Banyak tambang Galian C berada di bawah pengelolaan koperasi atau usaha kecil, sehingga pengawasan terhadap mereka seringkali longgar. Padahal, dalam konteks teori keadilan ekologis, keselamatan warga sekitar dan pekerja tambang memiliki derajat penting yang sama dengan keberlangsungan usaha. Negara wajib hadir menjamin bahwa ekonomi lokal tidak dibangun dengan mengorbankan keselamatan manusia dan lingkungan.
Penting bagi Indonesia, khususnya di wilayah Jawa Barat yang memiliki topografi vulkanik dan curam, untuk memperkuat sistem deteksi dini longsor di kawasan tambang. Teknologi geoteknik seperti tilt sensor, ground penetrating radar, dan kamera pemantau bisa digunakan untuk memberikan peringatan dini. Sayangnya, teknologi ini masih jarang diterapkan pada tambang-tambang skala kecil-menengah.
Sebagai negara megabiodiversitas dengan keanekaragaman geologi yang tinggi, Indonesia memerlukan sistem manajemen pertambangan berbasis risiko ekologis (eco-risk mining management). Sistem ini tidak hanya fokus pada profit dan kepatuhan administratif, tetapi juga pada mitigasi risiko ekologis jangka panjang, dengan dukungan ilmiah dan partisipasi masyarakat sipil.

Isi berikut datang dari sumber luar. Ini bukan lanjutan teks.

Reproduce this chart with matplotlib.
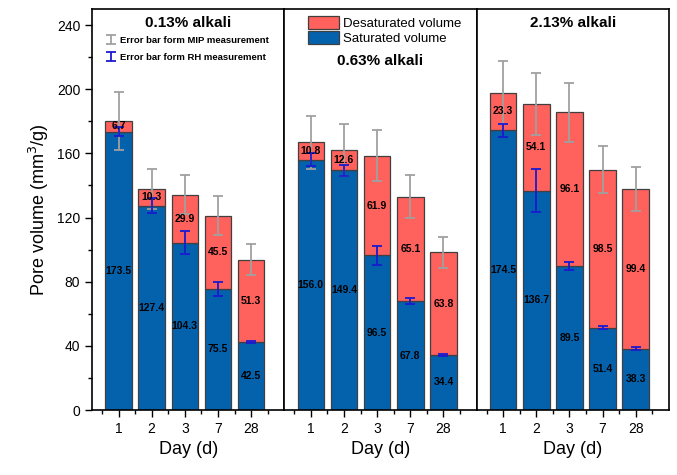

Tragedi ini juga menantang dunia akademik dan lembaga penelitian untuk lebih aktif turun tangan dalam proses penilaian dampak lingkungan (AMDAL) dan penyusunan peta rawan bencana berbasis data geospasial terkini. Kolaborasi antara akademisi, pemerintah, dan pelaku industri harus menjadi norma, bukan pengecualian.